Friday, December 11, 2015

1966 Peel Trident


dek
Bruce Weiner Microcar Museum

Less a car than a 5th-grade science project on seed germination, the Peel Trident was designed and built on the Isle of Man in the 1960s for reasons as yet undetermined, kind of like Stonehenge. The Trident was the evolution of the P-50, which at 4-ft., 2-in. in length could justify its claim as the world's smallest car, or fastest barstool. The Trident is a good example of why all those futuristic bubbletop cars of GM's Motorama period would never work: The sun would cook you alive under the Plexiglas. We in the car business call the phenomenon "solar gain." You have to love the heroic name: Trident! More like Doofus on the half-shell.

1961 Corvair


dek
www.swankpad.org

Rear-engine cars are fun to drive and even more fun to crash.

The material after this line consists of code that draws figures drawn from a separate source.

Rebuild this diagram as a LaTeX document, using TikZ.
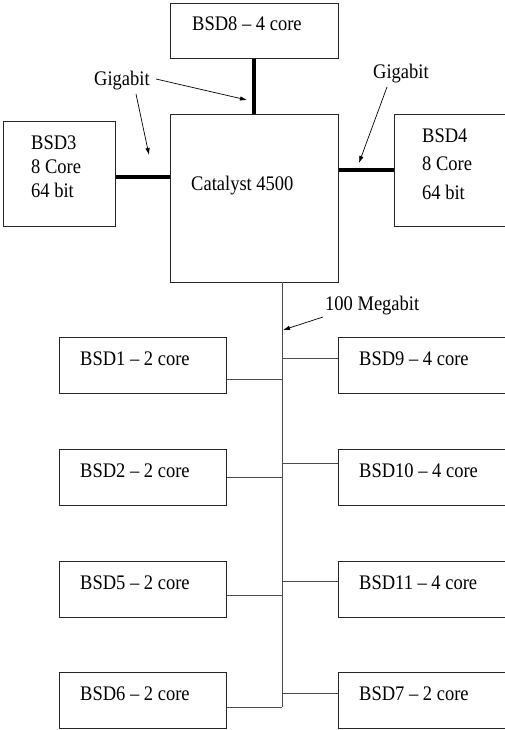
\documentclass[tikz,border=0pt]{standalone}
\usepackage{fontspec}
\setmainfont{Liberation Serif}
\usetikzlibrary{arrows.meta}
\newcommand{\vst}[1]{\scalebox{1}[1.12]{#1}}
\tikzset{
  box/.style={draw=black!85, line width=0.8pt, rectangle, inner sep=0pt, anchor=north west},
  lbl/.style={anchor=base west, inner sep=0pt, font=\fontsize{18.5}{22}\selectfont},
  thick link/.style={line width=4pt, black},
  bus/.style={draw=black!70, line width=0.9pt},
  note/.style={line width=0.7pt, -{Latex[length=7pt,width=4.5pt]}},
}
\begin{document}
\begin{tikzpicture}[x=1pt,y=-1pt]
\useasboundingbox (0,0) rectangle (505,730);
% upper boxes
\node[box, minimum width=168pt, minimum height=55pt] (b8) at (170,3) {};
\node[lbl] (b8t) at (192,30.5) {\vst{BSD8 -- 4 core}};
\node[box, minimum width=168pt, minimum height=168pt] (cat) at (170,114) {};
\node[lbl] (catt) at (191,190.5) {\vst{Catalyst 4500}};
\node[box, minimum width=112pt, minimum height=105pt] (b3) at (3,121) {};
\node[lbl] (b3a) at (31,149.5) {\vst{BSD3}};
\node[lbl] (b3b) at (31,173.5) {\vst{8 Core}};
\node[lbl] (b3c) at (31,197.5) {\vst{64 bit}};
\node[box, minimum width=114pt, minimum height=112pt] (b4) at (394,114) {};
\node[lbl] (b4a) at (422,143) {\vst{BSD4}};
\node[lbl] (b4b) at (422,171) {\vst{8 Core}};
\node[lbl] (b4c) at (422,199) {\vst{64 bit}};
% thick gigabit links
\draw[thick link] (b8.south -| 254,0) -- (cat.north -| 254,0);
\draw[thick link] (b3.east |- 0,177) -- (cat.west |- 0,177);
\draw[thick link] (cat.east |- 0,170) -- (b4.west |- 0,170);
% labels
\node[lbl] (g1) at (94,86) {\vst{Gigabit}};
\node[lbl] (g2) at (373,79) {\vst{Gigabit}};
\node[lbl] (mb) at (325,310.5) {\vst{100 Megabit}};
\coordinate (g1a) at (156,79);
\coordinate (g1b) at (136,94);
\coordinate (g2a) at (387,87);
\coordinate (mba) at (323,317);
\coordinate (t1) at (247,100);
\coordinate (t2) at (149,155);
\coordinate (t3) at (359,163);
\coordinate (t4) at (283,330);
\draw[note] (g1a) -- (t1);
\draw[note] (g1b) -- (t2);
\draw[note] (g2a) -- (t3);
\draw[note] (mba) -- (t4);
% lower boxes
\foreach \n/\y/\t in {b1/337/BSD1 -- 2 core, b2/449/BSD2 -- 2 core, b5/561/BSD5 -- 2 core, b6/672/BSD6 -- 2 core}{
  \node[box, minimum width=167pt, minimum height=56pt] (\n) at (59,\y) {};
  \node[lbl] (\n t) at (80,\y+28) {\vst{\t}};
}
\foreach \n/\y/\t in {b9/337/BSD9 -- 4 core, b10/449/BSD10 -- 4 core, b11/561/BSD11 -- 4 core, b7/672/BSD7 -- 2 core}{
  \node[box, minimum width=170pt, minimum height=56pt] (\n) at (338,\y) {};
  \node[lbl] (\n t) at (359,\y+28) {\vst{\t}};
}
% bus
\coordinate (bt) at (282,282);
\coordinate (bb) at (282,707);
\draw[bus] (bt) -- (bb);
\draw[bus] (b1.east |- 0,379) -- (bt |- 0,379);
\draw[bus] (b2.east |- 0,477) -- (bt |- 0,477);
\draw[bus] (b5.east |- 0,595) -- (bt |- 0,595);
\draw[bus] (b6.east |- 0,707) -- (bb);
\draw[bus] (bt |- 0,358) -- (b9.west |- 0,358);
\draw[bus] (bt |- 0,463) -- (b10.west |- 0,463);
\draw[bus] (bt |- 0,581) -- (b11.west |- 0,581);
\draw[bus] (bt |- 0,693) -- (b7.west |- 0,693);
\end{tikzpicture}
\end{document}
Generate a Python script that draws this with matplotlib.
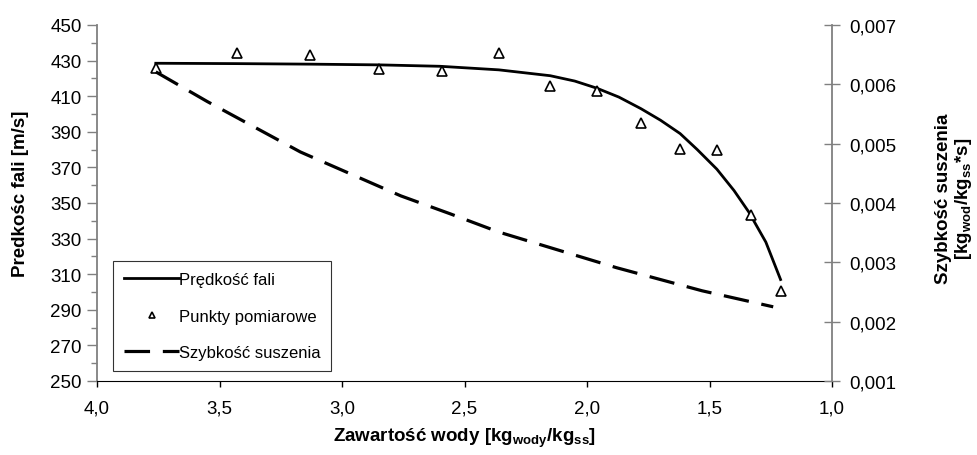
import matplotlib
matplotlib.use("Agg")
import matplotlib.pyplot as plt
from matplotlib.ticker import FuncFormatter, MultipleLocator

plt.rcParams["font.family"] = ["Liberation Sans", "DejaVu Sans"]

# measured points (water content vs wave speed)
x_pts = [3.76, 3.43, 3.13, 2.85, 2.59, 2.36, 2.15, 1.96, 1.78, 1.62, 1.47, 1.33, 1.21]
v_pts = [426, 434, 433, 425, 424, 434, 415.5, 413, 395, 380.5, 380, 343.5, 300.5]

# fitted wave speed curve
x_fit = [3.76, 3.43, 3.13, 2.85, 2.60, 2.36, 2.15, 2.05, 1.96, 1.87, 1.78, 1.70, 1.62,
         1.55, 1.47, 1.40, 1.34, 1.27, 1.21]
v_fit = [428.5, 428.3, 428.0, 427.6, 426.8, 424.8, 421.5, 418.5, 414.5, 409.5, 403, 396.5,
         389, 380, 369, 357, 345, 328, 307]

# drying rate curve
x_dry = [3.76, 3.55, 3.17, 2.76, 2.56, 2.36, 1.88, 1.53, 1.24]
r_dry = [0.00621, 0.00571, 0.00486, 0.00412, 0.00382, 0.00351, 0.00291, 0.00252, 0.00225]

comma = lambda fmt: FuncFormatter(lambda v, p: (fmt % v).replace(".", ","))

FS = 13.5

fig = plt.figure(figsize=(9.77, 4.56), dpi=100)
ax = fig.add_axes([0.0993, 0.1623, 0.7523, 0.7807])
ax2 = ax.twinx()

l1, = ax.plot(x_fit, v_fit, "-", color="black", lw=2.0, label="Prędkość fali")
l2, = ax.plot(x_pts, v_pts, "^", color="black", mfc="white", mec="black", ms=6.5, mew=1.2,
              ls="none", label="Punkty pomiarowe")
l3, = ax2.plot(x_dry, r_dry, color="black", lw=2.3, dashes=(8, 4), label="Szybkość suszenia")

ax.set_xlim(4.0, 1.0)
ax.set_ylim(250, 450)
ax2.set_ylim(0.001, 0.007)
ax.xaxis.set_major_locator(MultipleLocator(0.5))
ax.yaxis.set_major_locator(MultipleLocator(20, offset=10))
ax.yaxis.set_minor_locator(MultipleLocator(20))
ax2.yaxis.set_major_locator(MultipleLocator(0.001))
ax.xaxis.set_major_formatter(comma("%.1f"))
ax.yaxis.set_major_formatter(comma("%.0f"))
ax2.yaxis.set_major_formatter(comma("%.3f"))

for a in (ax, ax2):
    a.spines["top"].set_visible(False)
ax.spines["right"].set_visible(False)
ax.spines["left"].set_color("#808080")
ax.spines["left"].set_linewidth(1.3)
ax.spines["bottom"].set_color("black")
ax2.spines["left"].set_visible(False)
ax2.spines["bottom"].set_visible(False)
ax2.spines["right"].set_color("#808080")
ax2.spines["right"].set_linewidth(1.3)

ax.tick_params(axis="x", direction="out", length=4, width=1, labelsize=FS, pad=9)
ax.tick_params(axis="y", which="major", direction="out", length=7, width=1, color="#808080",
               labelsize=FS, pad=4)
ax.tick_params(axis="y", which="minor", direction="out", length=4, width=1, color="#808080")
ax2.tick_params(axis="y", direction="inout", length=11, width=1, color="#808080",
                labelsize=FS, pad=7)

fig.text(0.021, 0.575, "Predkośc fali [m/s]", rotation=90, ha="center", va="center",
         fontsize=FS, fontweight="bold")
fig.text(0.977, 0.565,
         "Szybkość suszenia\n[kg$_{\\mathregular{wod}}$/kg$_{\\mathregular{ss}}$*s]",
         rotation=90, ha="center", va="center", multialignment="center",
         fontsize=FS, fontweight="bold", linespacing=1.05)
fig.text(0.475, 0.038, "Zawartość wody [kg$_{\\mathregular{wody}}$/kg$_{\\mathregular{ss}}$]",
         ha="center", va="center", fontsize=FS, fontweight="bold")

leg = ax.legend(handles=[l1, l2, l3], loc="lower left", bbox_to_anchor=(0.022, 0.028),
                frameon=True, fancybox=False, edgecolor="black", fontsize=12,
                handlelength=3.3, handletextpad=0.0, labelspacing=1.3, borderpad=0.65,
                markerscale=0.65, borderaxespad=0)
leg.get_frame().set_linewidth(0.8)

fig.savefig("out.png", dpi=100)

While rear-engine packaging offers enormous advantages, putting the vehicle's heaviest component behind the rear axle gives cars a distinct tendency to spin out, sort of like an arrow weighted at the end. During World War II, Nazi officers in occupied Czechoslovakia were banned from driving the speedy rear-engined Tatras because so many had been killed behind the wheel. Chevrolet execs knew the Corvair — a lithe and lovely car with an air-cooled, flat-six in the back, a la the VW Beetle — was a handful, but they declined to spend the few dollars per car to make the swing-axle rear suspension more manageable. Ohhh, they came to regret that. Ralph Nader put the smackdown on GM in his book Unsafe at Any Speed, also noting that the Corvair's single-piece steering column could impale the driver in a front collision. Ouch! Meanwhile, the Corvair had other problems. It leaked oil like a derelict tanker. Its heating system tended to pump noxious fumes into the cabin. It was offered for a while with a gasoline-burner heater located in the front "trunk," a common but dangerously dumb accessory at the time. Even so, my family had a Corvair, white with red interior, and we loved it.